Similarly, in the present case, a rational jury could have found that the monthly mailings of the attorney trust account bank statements were part of the execution of Maglothin and Reed's fraudulent scheme. The scheme "would have come to an abrupt halt" if Maglothin and Reed had not been able to maintain an account through which the money would flow, which in turn depended on the apparent legitimacy of their financial activities. Thus, although the bank statement mailings may not have contributed directly to the duping of Maglothin's clients, they were necessary to maintain a positive balance in the account, which in turn was essential to the perpetuation of Maglothin and Reed's scheme. See also United States v. Freitag, 768 F.2d 240, 243-44 (8th Cir. 1985) (evidence was sufficient to support mail fraud conviction for check-kiting scheme where checks routinely sent by mailed were an essential element in the scheme, and cancelled checks and bank statements routinely sent by mail were "necessary to know and keep track of the accounting balances in each account"); cf.

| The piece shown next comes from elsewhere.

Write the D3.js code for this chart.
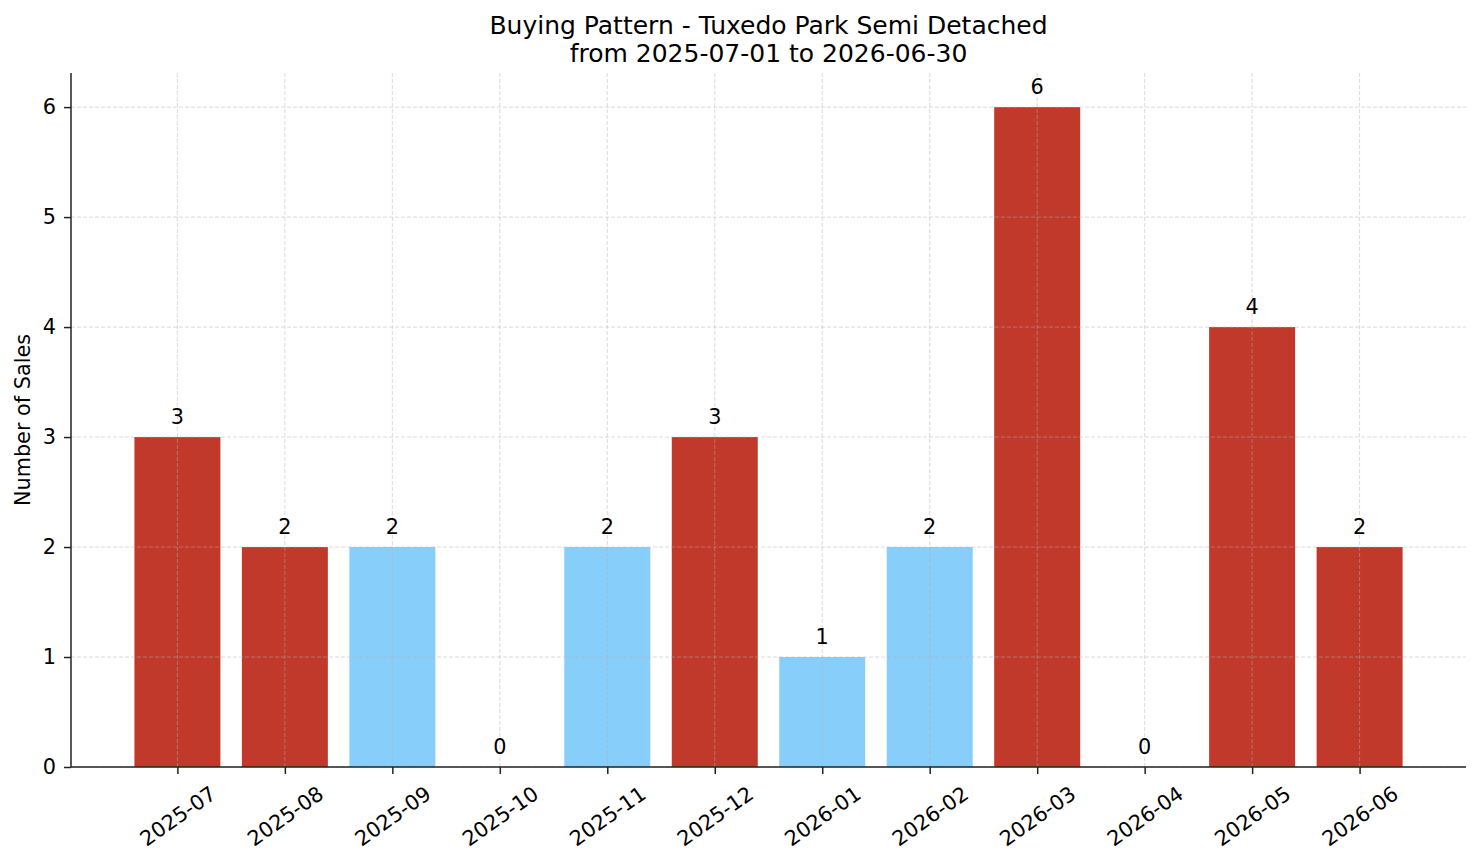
<!DOCTYPE html>
<html>
<head>
<meta charset="utf-8">
<script src="https://cdn.jsdelivr.net/npm/d3@7"></script>
<style>
  body { margin: 0; background: #fff; }
  text { font-family: "DejaVu Sans", sans-serif; fill: #000; }
</style>
</head>
<body>
<svg id="chart" width="1481" height="863"></svg>
<script>
// data
var months = ["2025-07", "2025-08", "2025-09", "2025-10", "2025-11", "2025-12",
  "2026-01", "2026-02", "2026-03", "2026-04", "2026-05", "2026-06"];
var sales = [3, 2, 2, 0, 2, 3, 1, 2, 6, 0, 4, 2];
var highlight = [1, 1, 0, 0, 0, 1, 0, 0, 1, 0, 1, 1]; // 1 = red, 0 = light blue
var yTicks = [0, 1, 2, 3, 4, 5, 6];

var svg = d3.select("#chart");

var margin = { top: 73, right: 15, bottom: 96, left: 71 },
  width = 1481 - margin.left - margin.right,
  height = 863 - margin.top - margin.bottom;

var xScale = d3.scaleLinear().domain([-0.99, 11.99]).range([0, width]);
var yScale = d3.scaleLinear().domain([0, 6.31]).range([height, 0]);
var barW = xScale(0.8) - xScale(0);

var g = svg.append("g")
  .attr("transform", "translate(" + margin.left + "," + margin.top + ")");

// bars
g.selectAll(".bar")
  .data(sales)
  .enter()
  .append("rect")
  .attr("class", "bar")
  .attr("x", function (d, i) { return xScale(i) - barW / 2; })
  .attr("y", function (d) { return yScale(d); })
  .attr("width", barW)
  .attr("height", function (d) { return height - yScale(d); })
  .attr("fill", function (d, i) { return highlight[i] ? "#c0392b" : "#87cefa"; });

// grid (drawn on top, like the reference)
g.selectAll(".hgrid")
  .data(yTicks)
  .enter()
  .append("line")
  .attr("x1", 0)
  .attr("x2", width)
  .attr("y1", function (d) { return yScale(d); })
  .attr("y2", function (d) { return yScale(d); })
  .attr("stroke", "#b0b0b0")
  .attr("stroke-opacity", 0.6)
  .attr("stroke-dasharray", "4,2")
  .attr("stroke-width", 0.8);

g.selectAll(".vgrid")
  .data(months)
  .enter()
  .append("line")
  .attr("x1", function (d, i) { return xScale(i); })
  .attr("x2", function (d, i) { return xScale(i); })
  .attr("y1", 0)
  .attr("y2", height)
  .attr("stroke", "#b0b0b0")
  .attr("stroke-opacity", 0.6)
  .attr("stroke-dasharray", "4,2")
  .attr("stroke-width", 0.8);

// value labels
g.selectAll(".val")
  .data(sales)
  .enter()
  .append("text")
  .attr("x", function (d, i) { return xScale(i); })
  .attr("y", function (d) { return yScale(d) - 13; })
  .attr("text-anchor", "middle")
  .style("font-size", "20.8px")
  .text(function (d) { return d; });

// y axis
var yAxis = d3.axisLeft(yScale).tickValues(yTicks).tickSize(7).tickPadding(8).tickFormat(d3.format("d"));
var ya = g.append("g").call(yAxis);
ya.select(".domain").attr("d", "M0," + height + "V0").attr("stroke", "#222").attr("stroke-width", 1.5);
ya.selectAll(".tick line").attr("stroke", "#222").attr("stroke-width", 1.5);
ya.selectAll(".tick text").style("font-size", "20.8px").attr("fill", "#000").attr("font-family", "DejaVu Sans");

// x axis
var xAxis = d3.axisBottom(xScale).tickValues(d3.range(months.length)).tickSize(7)
  .tickFormat(function (d) { return months[d]; });
var xa = g.append("g").attr("transform", "translate(0," + height + ")").call(xAxis);
xa.select(".domain").attr("d", "M0,0H" + width).attr("stroke", "#222").attr("stroke-width", 1.5);
xa.selectAll(".tick line").attr("stroke", "#222").attr("stroke-width", 1.5);
xa.selectAll(".tick text")
  .style("font-size", "20.8px")
  .attr("fill", "#000")
  .attr("font-family", "DejaVu Sans")
  .attr("y", 0)
  .attr("dy", "0.35em")
  .attr("text-anchor", "middle")
  .attr("transform", "translate(0,49) rotate(-35)");

// y label
svg.append("text")
  .attr("transform", "translate(30," + (margin.top + height / 2) + ") rotate(-90)")
  .attr("text-anchor", "middle")
  .style("font-size", "20.8px")
  .text("Number of Sales");

// title
svg.append("text")
  .attr("x", margin.left + width / 2)
  .attr("y", 34)
  .attr("text-anchor", "middle")
  .style("font-size", "25px")
  .text("Buying Pattern - Tuxedo Park Semi Detached");
svg.append("text")
  .attr("x", margin.left + width / 2)
  .attr("y", 62)
  .attr("text-anchor", "middle")
  .style("font-size", "25px")
  .text("from 2025-07-01 to 2026-06-30");
</script>
</body>
</html>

United States v. Taylor, 789 F.2d 618, 620-23 (8th Cir. 1986) (evidence was insufficient to support mail fraud conviction where the charged mailings occurred after the fraud reached fruition and the mailings, such as notices of insufficient funds, actually demonstrated the banks' declining confidence in the defendant's finances).
In United States v. Taylor, 789 F.2d 618, 621 (8th Cir. 1986), this court specifically distinguished the case at bar from cases involving traditional check-kiting schemes where the "persistent mirage of having available credit" depends on use of the mails.
Accordingly, the judgment of the district court is affirmed.